Give an exact copy of every line, leaving images out.

---- DATA LINES

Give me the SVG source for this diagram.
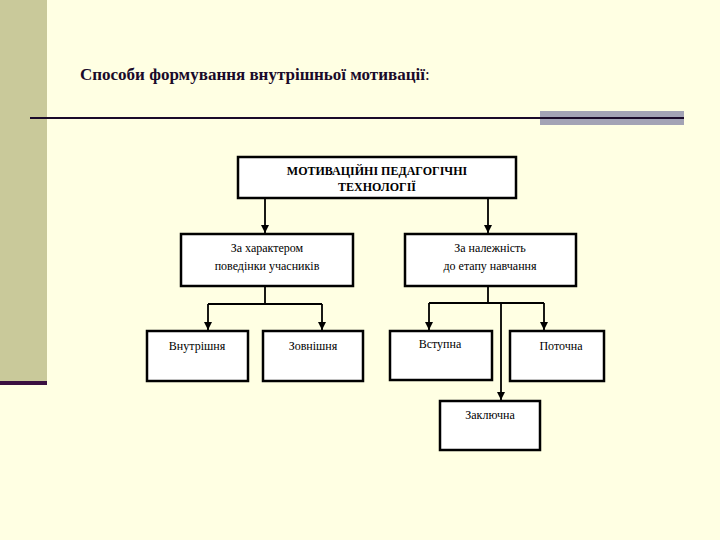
<svg xmlns="http://www.w3.org/2000/svg" width="720" height="540" viewBox="0 0 720 540">
<style>
.box{fill:#fff;stroke:#000;stroke-width:2.5}
.t{font-family:'Liberation Serif','Times New Roman','DejaVu Serif',serif;font-size:12px;text-anchor:middle;fill:#000}
.ttl{font-family:'Liberation Serif','Times New Roman','DejaVu Serif',serif;font-size:17px;font-weight:bold;fill:#1a0a2a}
.c{fill:none;stroke:#000;stroke-width:1.8}
</style>
<defs>
<marker id="b" viewBox="0 0 8 8" markerWidth="8" markerHeight="8" refX="8" refY="4" orient="auto" markerUnits="userSpaceOnUse"><path d="M0,0 L8,4 L0,8 Z" fill="#000"/></marker></defs>
<rect width="720" height="540" fill="#FFFFE3"/>
<rect width="47" height="385" fill="#C9C99A"/>
<rect y="381" width="47" height="4" fill="#3a1040"/>
<text class="ttl" x="80" y="80">Способи формування внутрішньої мотивації<tspan font-weight="normal">:</tspan></text>
<rect x="540" y="111" width="144" height="14" fill="#a3a3b5"/>
<line x1="30" y1="118" x2="684" y2="118" stroke="#1a0a2a" stroke-width="2"/>
<g id="connectors">
<path class="c" d="M265,198 V233" marker-end="url(#b)"/>
<path class="c" d="M488,198 V233" marker-end="url(#b)"/>
<path class="c" d="M265,286 V304 M208,304 H322"/>
<path class="c" d="M208,304 V330" marker-end="url(#b)"/>
<path class="c" d="M322,304 V330" marker-end="url(#b)"/>
<path class="c" d="M488,286 V303 M429,303 H544"/>
<path class="c" d="M429,303 V330" marker-end="url(#b)"/>
<path class="c" d="M544,303 V330" marker-end="url(#b)"/>
<path class="c" d="M501,303 V400" marker-end="url(#b)"/>
</g>
<g id="top"><rect class="box" x="238" y="157" width="278" height="41"/><text class="t" font-weight="bold" x="377" y="175">МОТИВАЦІЙНІ ПЕДАГОГІЧНІ</text><text class="t" font-weight="bold" x="377" y="191">ТЕХНОЛОГІЇ</text></g>
<g id="n1"><rect class="box" x="181" y="234" width="172" height="52"/><text class="t" x="267" y="252">За характером</text><text class="t" x="267" y="270">поведінки учасників</text></g>
<g id="n2"><rect class="box" x="405" y="234" width="171" height="52"/><text class="t" x="490" y="252">За належність</text><text class="t" x="490" y="270">до етапу навчання</text></g>
<g id="n3"><rect class="box" x="147" y="331" width="101" height="50"/><text class="t" x="197" y="350">Внутрішня</text></g>
<g id="n4"><rect class="box" x="263" y="331" width="100" height="50"/><text class="t" x="313" y="350">Зовнішня</text></g>
<g id="n5"><rect class="box" x="390" y="331" width="102" height="49"/><text class="t" x="440" y="348">Вступна</text></g>
<g id="n6"><rect class="box" x="510" y="331" width="94" height="50"/><text class="t" x="561" y="350">Поточна</text></g>
<g id="n7"><rect class="box" x="440" y="401" width="100" height="49"/><text class="t" x="490" y="419">Заключна</text></g>
</svg>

--------

_OUTPUT OF THE TASK_
Give me the SVG source for this diagram.
<svg xmlns="http://www.w3.org/2000/svg" width="720" height="540" viewBox="0 0 720 540">
<style>
.box{fill:#fff;stroke:#000;stroke-width:2.5}
.t{font-family:'Liberation Serif','Times New Roman','DejaVu Serif',serif;font-size:12px;text-anchor:middle;fill:#000}
.ttl{font-family:'Liberation Serif','Times New Roman','DejaVu Serif',serif;font-size:17px;font-weight:bold;fill:#1a0a2a}
.c{fill:none;stroke:#000;stroke-width:1.8}
</style>
<defs>
<marker id="b" viewBox="0 0 8 8" markerWidth="8" markerHeight="8" refX="8" refY="4" orient="auto" markerUnits="userSpaceOnUse"><path d="M0,0 L8,4 L0,8 Z" fill="#000"/></marker></defs>
<rect width="720" height="540" fill="#FFFFE3"/>
<rect width="47" height="385" fill="#C9C99A"/>
<rect y="381" width="47" height="4" fill="#3a1040"/>
<text class="ttl" x="80" y="80">Способи формування внутрішньої мотивації<tspan font-weight="normal">:</tspan></text>
<rect x="540" y="111" width="144" height="14" fill="#a3a3b5"/>
<line x1="30" y1="118" x2="684" y2="118" stroke="#1a0a2a" stroke-width="2"/>
<g id="connectors">
<path class="c" d="M265,198 V233" marker-end="url(#b)"/>
<path class="c" d="M488,198 V233" marker-end="url(#b)"/>
<path class="c" d="M265,286 V304 M208,304 H322"/>
<path class="c" d="M208,304 V330" marker-end="url(#b)"/>
<path class="c" d="M322,304 V330" marker-end="url(#b)"/>
<path class="c" d="M488,286 V303 M429,303 H544"/>
<path class="c" d="M429,303 V330" marker-end="url(#b)"/>
<path class="c" d="M544,303 V330" marker-end="url(#b)"/>
<path class="c" d="M501,303 V400" marker-end="url(#b)"/>
</g>
<g id="top"><rect class="box" x="238" y="157" width="278" height="41"/><text class="t" font-weight="bold" x="377" y="175">МОТИВАЦІЙНІ ПЕДАГОГІЧНІ</text><text class="t" font-weight="bold" x="377" y="191">ТЕХНОЛОГІЇ</text></g>
<g id="n1"><rect class="box" x="181" y="234" width="172" height="52"/><text class="t" x="267" y="252">За характером</text><text class="t" x="267" y="270">поведінки учасників</text></g>
<g id="n2"><rect class="box" x="405" y="234" width="171" height="52"/><text class="t" x="490" y="252">За належність</text><text class="t" x="490" y="270">до етапу навчання</text></g>
<g id="n3"><rect class="box" x="147" y="331" width="101" height="50"/><text class="t" x="197" y="350">Внутрішня</text></g>
<g id="n4"><rect class="box" x="263" y="331" width="100" height="50"/><text class="t" x="313" y="350">Зовнішня</text></g>
<g id="n5"><rect class="box" x="390" y="331" width="102" height="49"/><text class="t" x="440" y="348">Вступна</text></g>
<g id="n6"><rect class="box" x="510" y="331" width="94" height="50"/><text class="t" x="561" y="350">Поточна</text></g>
<g id="n7"><rect class="box" x="440" y="401" width="100" height="49"/><text class="t" x="490" y="419">Заключна</text></g>
</svg>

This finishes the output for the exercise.